Walking Tour of Antigua
I arrived in Guatemala City on Saturday morning, over 12 hours after my initial arrival time due to a scheduling mishap that was completely my fault. Kristen was also caught in a long layover in Ecuador. Due to the scheduling mishaps, the group took it easy that first day and casually toured Antigua.
Diego took us on a walking tour of Antigua, which included the St. Catalina Arch, the Santo Domingo Church and Monastery, a short hike up to the lookout point at Cerro de la Cruz, and a trip to the local market.
While we were at the market, Fran took it upon herself to try one of Guatemala’s cuisines—Ceviche de Criadillas, or in English, raw bull testicles. Of course I’m not one to back down from a new experience, so I shared a bowl with her.
Dinner Time—Taking a Guatemalan Cooking Class
I’ve come across cooking classes in other countries but never saw the point in partaking in them. Big mistake. Taking a cooking class in another country helps you appreciate the staple ingredients that go into the food you eat, and helps you learn more about the county’s national resources. And don’t forget the yummy food you get to share with an awesome group of people.
Cooking dinner together gave us all the opportunity to get to know each other. The rooftop view and beautiful weather didn’t hurt either!

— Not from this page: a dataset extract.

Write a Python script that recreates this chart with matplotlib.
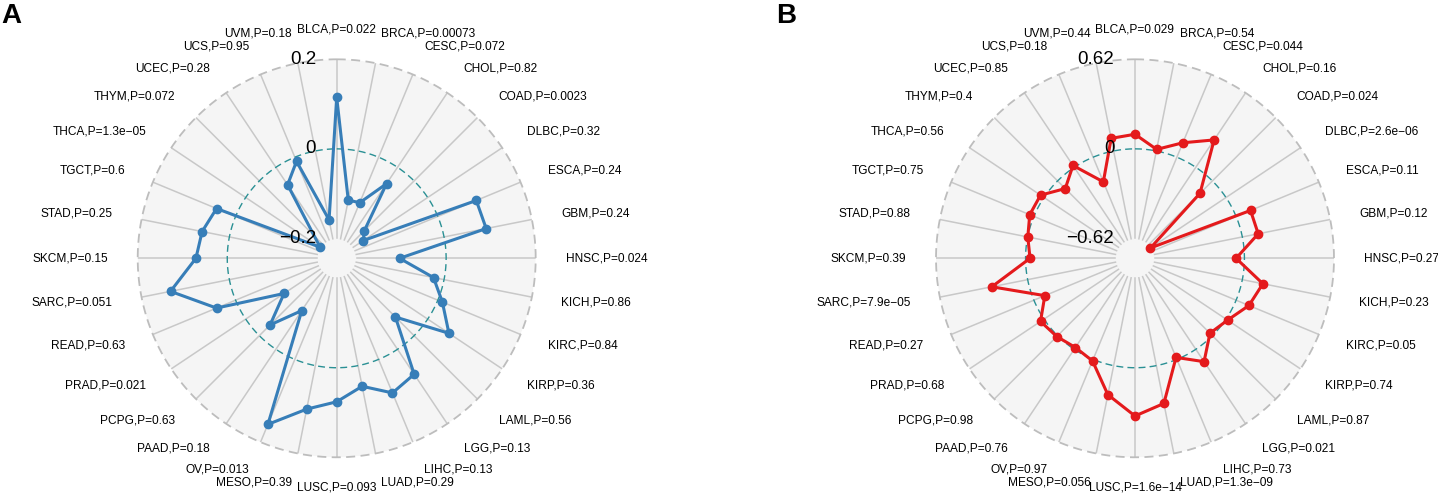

After enjoying the dinner that we made, a few of us headed out for a night out on the town, which was the perfect way to end our first night in Guatemala. You know, before waking up at 7am the next morning to hike an active volcano.
Hiking Mt Pacaya
Mt Pacaya is one of Central America’s most active volcanoes. Known for its lava rivers erupting down its edges, Pacaya is located about an hour away from Antigua by car, and takes about 4-6 hours to hike.
The hike starts with lush, tree-lined vegetation near the base, which eventually clears to reveal a rough landscape of lava rock. Because of the amount of volcanic activity, you can’t hike all the way up to the crater, but you can hike closely enough to roast marshmallows in the ground!

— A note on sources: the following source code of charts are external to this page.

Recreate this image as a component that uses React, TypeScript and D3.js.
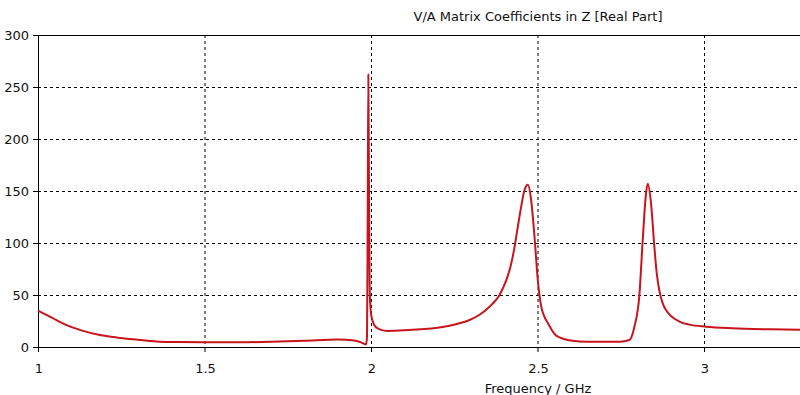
import React from 'react';
import * as d3 from 'd3';

// frequency in GHz, real part of Z
const freq = [
  1.0, 1.04, 1.086, 1.13, 1.186, 1.24, 1.286, 1.33, 1.366, 1.42, 1.5, 1.6, 1.7, 1.8, 1.9, 1.95, 1.97, 1.98, 1.985,
  1.988, 1.99, 1.992, 1.994, 1.996, 1.998, 2.0, 2.005, 2.01, 2.02, 2.03, 2.05, 2.1, 2.15, 2.2, 2.266, 2.296,
  2.326, 2.356, 2.372, 2.386, 2.396, 2.406, 2.421, 2.431, 2.441, 2.451, 2.461, 2.471, 2.481, 2.491, 2.501, 2.511, 2.521, 2.531,
  2.556, 2.605, 2.65, 2.7, 2.746, 2.776, 2.791, 2.806, 2.816, 2.826, 2.831, 2.841, 2.851, 2.858, 2.866, 2.876, 2.886,
  2.9, 2.926, 2.956, 3.006, 3.085, 3.2, 3.29,
];
const realZ = [
  35, 28.5, 21, 16, 11.5, 9, 7.4, 6, 5, 4.7, 4.5, 4.5, 5, 6, 7.3, 6.2, 4.5, 3, 2.5,
  10, 117, 262, 150, 57, 40, 32, 25, 21, 18, 16.5, 15.5, 16, 17, 18.5, 22.8, 26,
  31, 38.8, 44, 50, 56.5, 64, 80, 96, 116, 135, 151, 156, 141, 106, 64, 39, 29, 23,
  11, 6, 5, 5, 5, 6.7, 19.5, 50, 103, 148, 157, 138, 96, 71, 54, 42, 35.5,
  30, 24.5, 21.5, 19.5, 18, 17, 16.5,
];
const xTicks = [1, 1.5, 2, 2.5, 3];
const yTicks = [0, 50, 100, 150, 200, 250, 300];

const W = 800;
const H = 395;
const left = 38;
const top = 35;
const bottom = 347;
const font = 'Tahoma, "DejaVu Sans", sans-serif';

export default function App() {
  const x = d3.scaleLinear().domain([1, 3]).range([left, left + 666]);
  const y = d3.scaleLinear().domain([0, 300]).range([bottom, top]);
  const pts = freq.map((f, i) => [f, realZ[i]] as [number, number]);
  const line = d3.line<[number, number]>()
    .x(d => x(d[0]))
    .y(d => y(d[1]))
    .curve(d3.curveMonotoneX);

  return (
    <svg width={W} height={H} style={{ position: 'fixed', left: 0, top: 0, background: '#fff' }}
      fontFamily={font}>
      <rect width={W} height={H} fill="#fff" />
      {/* grid */}
      {xTicks.filter(t => t > 1).map(t => (
        <line key={'gx' + t} x1={x(t) + 0.5} x2={x(t) + 0.5} y1={top} y2={bottom}
          stroke="#000" strokeDasharray="3,3" />
      ))}
      {yTicks.filter(t => t > 0 && t < 300).map(t => (
        <line key={'gy' + t} x1={left} x2={W} y1={y(t) + 0.5} y2={y(t) + 0.5}
          stroke="#000" strokeDasharray="3,3" />
      ))}
      {/* axes */}
      <line x1={left} x2={W} y1={top + 0.5} y2={top + 0.5} stroke="#000" />
      <line x1={left} x2={W} y1={bottom + 0.5} y2={bottom + 0.5} stroke="#000" />
      <line x1={left + 0.5} x2={left + 0.5} y1={top} y2={bottom + 5} stroke="#000" />
      {yTicks.map(t => (
        <g key={'ty' + t}>
          <line x1={left - 5} x2={left} y1={y(t) + 0.5} y2={y(t) + 0.5} stroke="#000" />
          <text x={left - 9} y={y(t)} dy="0.37em" textAnchor="end" fontSize={13} fill="#111">{t}</text>
        </g>
      ))}
      {xTicks.map(t => (
        <g key={'tx' + t}>
          <line x1={x(t) + 0.5} x2={x(t) + 0.5} y1={bottom} y2={bottom + 5} stroke="#000" />
          <text x={x(t) + 1} y={373} textAnchor="middle" fontSize={13} fill="#111">{t}</text>
        </g>
      ))}
      {/* curve */}
      <path d={line(pts) ?? ''} fill="none" stroke="#c8141c" strokeWidth={2} strokeLinejoin="round" />
      <text x={538} y={21} textAnchor="middle" fontSize={13} fill="#111">
        V/A Matrix Coefficients in Z [Real Part]
      </text>
      <text x={538} y={393} textAnchor="middle" fontSize={13} fill="#111">Frequency / GHz</text>
    </svg>
  );
}
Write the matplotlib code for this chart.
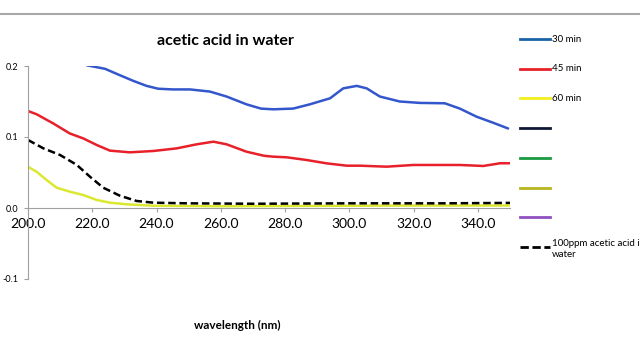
import matplotlib
matplotlib.use("Agg")
import matplotlib.pyplot as plt
from matplotlib.lines import Line2D

plt.rcParams['font.family'] = ['Lato', 'DejaVu Sans']

wl_30 = [218.3, 224, 228.6, 232.8, 236.9, 240.5, 245.2, 250.4, 256.6, 261.8, 268, 272.5,
         276.3, 282.5, 287.7, 294, 298.1, 302.3, 305.4, 309.5, 315.7, 322, 329.7, 334.4,
         339.6, 344.8, 349.4]
abs_30 = [0.201, 0.196, 0.187, 0.179, 0.172, 0.168, 0.167, 0.167, 0.164, 0.157, 0.146,
          0.140, 0.139, 0.140, 0.146, 0.1545, 0.1685, 0.172, 0.1685, 0.157, 0.150, 0.148,
          0.1475, 0.140, 0.1286, 0.120, 0.112]

wl_45 = [200, 202.7, 207.9, 213, 217.2, 221.4, 225.5, 231.7, 239, 246.3, 252.5, 257.7,
         261.8, 268, 273.5, 276.3, 280.5, 286.7, 292.9, 299.2, 303.3, 311.6, 319.9, 334.4,
         341.7, 346.9, 350]
abs_45 = [0.1366, 0.132, 0.119, 0.105, 0.098, 0.0887, 0.0808, 0.0784, 0.0803, 0.084,
          0.0897, 0.0934, 0.0897, 0.0793, 0.0735, 0.0723, 0.0714, 0.0676, 0.0629, 0.0596,
          0.0596, 0.0582, 0.0606, 0.0606, 0.0592, 0.063, 0.063]

wl_60 = [200, 202.7, 205.8, 208.9, 213, 217.2, 221.4, 225.5, 230.7, 239, 260, 290, 320, 350]
abs_60 = [0.058, 0.051, 0.0394, 0.0286, 0.023, 0.0183, 0.0113, 0.0075, 0.0052, 0.0032,
          0.0025, 0.003, 0.0035, 0.0035]

wl_ref = [200, 204.8, 210, 215.2, 219.3, 223.4, 228.6, 233.8, 239, 249.4, 270, 300, 330, 350]
abs_ref = [0.0958, 0.084, 0.0746, 0.0606, 0.044, 0.0286, 0.0173, 0.0099, 0.0075, 0.0066,
           0.006, 0.0066, 0.0066, 0.0072]

legend_labels = ['30 min', '45 min', '60 min', '', '', '', '', '100ppm acetic acid in\nwater']
legend_colors = ['#1a63a8', '#e8202a', '#f4ee1c', '#101838', '#1a9a40', '#b8b420', '#9050c0', 'black']
legend_styles = ['-'] * 7 + ['--']

fig = plt.figure(figsize=(6.4, 3.59), dpi=100)
ax = fig.add_axes([28 / 640, 1 - 279 / 359, 482 / 640, 213 / 359])

kw = dict(lw=1.8, solid_joinstyle='round', solid_capstyle='round')
ax.plot(wl_30, abs_30, color='#3356cc', **kw)
ax.plot(wl_45, abs_45, color='#e8202a', **kw)
ax.plot(wl_60, abs_60, color='#dce830', **kw)
ax.plot(wl_ref, abs_ref, color='black', lw=1.8, ls=(0, (3, 1.5)))

ax.set_xlim(200, 350)
ax.set_ylim(-0.1, 0.2)
ax.set_xticks(range(200, 341, 20))
ax.set_xticklabels([f"{v:.1f}" for v in range(200, 341, 20)], fontsize=6.5)
ax.set_yticks([-0.1, 0.0, 0.1, 0.2])
ax.set_yticklabels(['-0.1', '0.0', '0.1', '0.2'], fontsize=6.5)
ax.spines['top'].set_visible(False)
ax.spines['right'].set_visible(False)
ax.spines['bottom'].set_position(('data', 0))
for s in ('left', 'bottom'):
    ax.spines[s].set_color('#a0a0a0')
ax.tick_params(axis='both', colors='#a0a0a0', labelcolor='black', length=3)
ax.tick_params(axis='y', pad=4)
ax.tick_params(axis='x', pad=4)

fig.text(225 / 640, 1 - 41 / 359, 'acetic acid in water', ha='center', va='center',
         fontsize=11.5, fontweight='bold')
fig.text(237 / 640, 1 - 325 / 359, 'wavelength (nm)', ha='center', va='center',
         fontsize=8.5, fontweight='bold')

fig.add_artist(Line2D([0, 1], [1 - 14 / 359] * 2, color='#a8a8a8', lw=1.5))

for i, (lab, col, st) in enumerate(zip(legend_labels, legend_colors, legend_styles)):
    y = 1 - (39 + i * 29.7) / 359
    fig.add_artist(Line2D([520 / 640, 550 / 640], [y, y], color=col, lw=2,
                          ls=(0, (3, 1.3)) if st == '--' else '-'))
    if lab:
        fig.text(552 / 640, y + (0.021 if '\n' in lab else 0), lab, ha='left',
                 va='top' if '\n' in lab else 'center',
                 fontsize=7, linespacing=1.2)

fig.savefig('out.png', dpi=100)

Be careful as you hike down though! The descent is pretty steep and a few of us ended up slipping and scratching ourselves up on the lava rock.
All in all, hiking Pacaya was a rewarding experience. I’ve found that every volcano I’ve hiked has been drastically different and have definitely gained an appreciation for them.
After Pacaya, we grabbed lunch to go and headed east for the service part of our trip in Chiquimula.